Samson & Delilah is released on VV Brown’s own YOY record label so it can assumed that this is what she wants to sound like now with little or no interference from outside parties, and that is remarkable. The aforementioned “Substitute For Love” opens in much the same way as the Madonna track opens “Ray of Light”, gently twinkling notes and ambient synths introduce Brown’s incredible voice which is now several tones lower; a contralto to rival Grace Jones and she sounds magnificent throughout. A dominant all-electronic backing that is somewhere between The Knife circa “Silent Shout” and Massive Attack at their most austere ( think “Sly”) with a mound of sticky dubstep coating the astounding, warrior-like, “Igneous”. It isn’t easy listening and the mood is pitch-black; a couple of songs like the title track can struggle to stand out when the melody is forsaken for a mood but these are minor niggles.

“The Apple”, by some distance the most instant and accessible track here, sounds amazing. Its rolling, funking electro pop assertiveness is magical and Brown has huge fun with the relentless put-downs that lyrically dominate: ‘Don’t testify me, don’t bring me down, don’t hold me captive, you’re not the apple of my eye you see’.  “Nothing Really Matter” is a swirling, sombre and sharp-edged synth  monster which would have sounded at home on Adult’s last album, VV Brown never before having hinted at this unlikely and inspired direction.

“Faith”, track eight of eleven, finally allows a chink of light to spill through and is more lifting sonically and melodically than anything preceding it.  A duet with an uncredited male, it quietly references George Michael and with its theme of rebirth (‘I shake it off as I fall down to the ground, I belly flop into a swimming pool of sound, so you got to have faith’ ) and hope and a melody that will stick for days, it’s one of the strongest and most soulful songs here. “Ghosts”, in which Brown’s vocals spectacularly morph into 80’s singer songwriter Joan Armatrading, continues with similar themes and benefits from some simple but brilliantly constructed vocal effects over a droning organ and tight drum machines.

The album ends with two tracks which bring to mind a singer/songwriter who is now an almost-cliched reference point for artists and music fans alike. I’m loath to point out the similarities in the songwriting between that of the haunting “Knife” and Kate Bush’s “This Woman’s Work” and the foggy, suffocating album closer “Beginning”, which sounds like a lost track from Bush’s “Ninth Wave” concept album which formed the second part of ‘Hounds of Love’. These aren’t parodies though, as is often the case, they are very well crafted compositions from an artist who may or may not be familiar with Bush’s work (I suspect the former) and  to draw such genuine comparisons is a compliment indeed.

“Samson & Delilah” never goes too far, gets too crazy or attention-seeking.
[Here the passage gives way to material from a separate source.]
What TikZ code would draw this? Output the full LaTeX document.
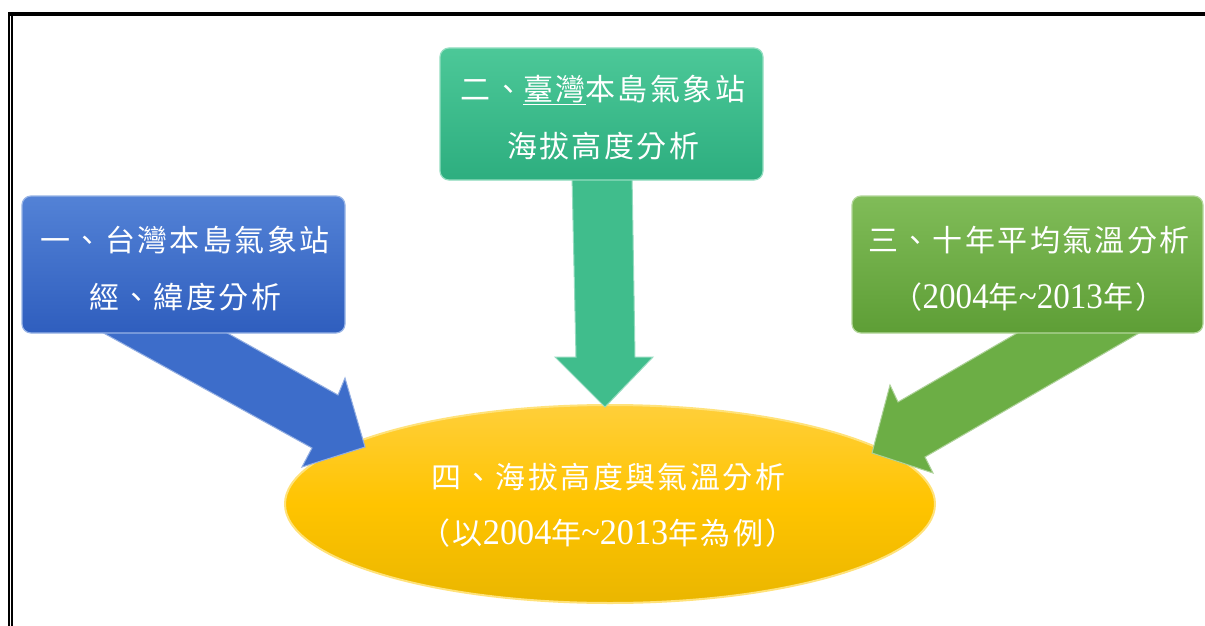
\documentclass[tikz,border=0pt]{standalone}
\usepackage{fontspec}
\usetikzlibrary{shapes.geometric}
\newfontfamily\cjk[LetterSpace=8]{Noto Sans CJK TC}
\newfontfamily\numwide[FakeStretch=0.92]{Liberation Serif}
\newfontfamily\numnarrow[FakeStretch=0.95]{Liberation Serif}
\newcommand{\numsA}[1]{{\numwide\fontsize{36}{57}\selectfont #1}}
\newcommand{\numsB}[1]{{\numnarrow\fontsize{36}{56}\selectfont #1}}
\definecolor{blueTop}{HTML}{5382D6}
\definecolor{blueBot}{HTML}{2F5EBE}
\definecolor{blueArr}{HTML}{3D6DCA}
\definecolor{tealTop}{HTML}{4CC898}
\definecolor{tealBot}{HTML}{2DAE7F}
\definecolor{tealArr}{HTML}{40BD8C}
\definecolor{grnTop}{HTML}{80BC58}
\definecolor{grnBot}{HTML}{5E9E36}
\definecolor{grnArr}{HTML}{6CAE45}
\definecolor{ylwTop}{HTML}{FFCF3A}
\definecolor{ylwMid}{HTML}{FFC400}
\definecolor{ylwBot}{HTML}{EAB600}
\definecolor{ylwRim}{HTML}{FFE27A}
\begin{document}
\begin{tikzpicture}[x=1pt,y=-1pt,
  stepbox/.style={rounded corners=9pt, inner sep=0pt, line width=1.2pt, text=white, align=center},
  arrowshape/.style={fill=#1, draw=#1!55!white, line width=1pt, line join=miter},
  boxtext/.style={text=white, align=center, font=\cjk\fontsize{30}{57}\selectfont},
  elltext/.style={text=white, align=center, font=\cjk\fontsize{30}{56}\selectfont}]
\useasboundingbox (0,0) rectangle (1205,626);
\fill[white] (0,0) rectangle (1205,626);
% frame
\draw[line width=4pt] (8,14) -- (1205,14);
\draw[line width=2pt] (9,12) -- (9,626);
\draw[line width=1.3pt] (11.9,16) -- (11.9,626);
% ellipse
\node[ellipse, minimum width=650pt, minimum height=198pt, inner sep=0pt,
      top color=ylwTop, bottom color=ylwBot, middle color=ylwMid,
      draw=ylwRim, line width=2pt] (e4) at (610,504) {};
% middle arrow
\coordinate (m1) at (572,175);
\coordinate (m2) at (632,175);
\coordinate (m3) at (635,357);
\coordinate (m4) at (653,357);
\coordinate (m5) at (605,407);
\coordinate (m6) at (555,357);
\coordinate (m7) at (576,357);
\path[arrowshape=tealArr] (m1) -- (m2) -- (m3) -- (m4) -- (m5) -- (m6) -- (m7) -- cycle;
% left arrow
\coordinate (l1) at (213,325);
\coordinate (l2) at (338,395);
\coordinate (l3) at (345,378);
\coordinate (l4) at (365,447);
\coordinate (l5) at (302,467);
\coordinate (l6) at (312,448);
\coordinate (l7) at (89,325);
\path[arrowshape=blueArr] (l1) -- (l2) -- (l3) -- (l4) -- (l5) -- (l6) -- (l7) -- cycle;
% right arrow
\coordinate (r1) at (1031,325);
\coordinate (r2) at (898,402);
\coordinate (r3) at (890,385);
\coordinate (r4) at (872,453);
\coordinate (r5) at (933,473);
\coordinate (r6) at (925,457);
\coordinate (r7) at (1153,325);
\path[arrowshape=grnArr] (r1) -- (r2) -- (r3) -- (r4) -- (r5) -- (r6) -- (r7) -- cycle;
% boxes
\node[stepbox, minimum width=323pt, minimum height=137pt, top color=blueTop, bottom color=blueBot, draw=blueTop!60!white] (b1) at (183.5,264.5) {};
\node[stepbox, minimum width=323pt, minimum height=132pt, top color=tealTop, bottom color=tealBot, draw=tealTop!60!white] (b2) at (601.5,114) {};
\node[stepbox, minimum width=351pt, minimum height=137pt, top color=grnTop, bottom color=grnBot, draw=grnTop!60!white] (b3) at (1027.5,264.5) {};
% texts
\node[boxtext] (t1) at (185,268.5) {一、台灣本島氣象站\\經、緯度分析};
\node[boxtext] (t2) at (603,117.5) {二、\underline{臺灣}本島氣象站\\海拔高度分析};
\node[boxtext] (t3) at (1029,268.5) {三、十年平均氣溫分析\\（\numsA{2004}年\numsA{\textasciitilde2013}年）};
\node[elltext] (t4) at (608,505) {四、海拔高度與氣溫分析\\（以\numsB{2004}年\numsB{\textasciitilde2013}年為例）};
\end{tikzpicture}
\end{document}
The measured and meticulous tone and pacing of this album is a very large part of its success. VV Brown will have her work cut out for her when it comes to the initial promotion of this admittedly difficult album (for such a visual artist she has made the odd decision to hardly feature in the videos for the first two singles) and many will not make the connection between the Marks and Spencer model and former pop star and Brown’s current, definitive form. Twelve months down the line though, and many people will have hopefully been exposed to this album while having no idea who the artist is and it will become so something of a word-of-mouth slow burner. By any standards, this is a heartfelt and bold collection and a testament to VV Brown’s self belief.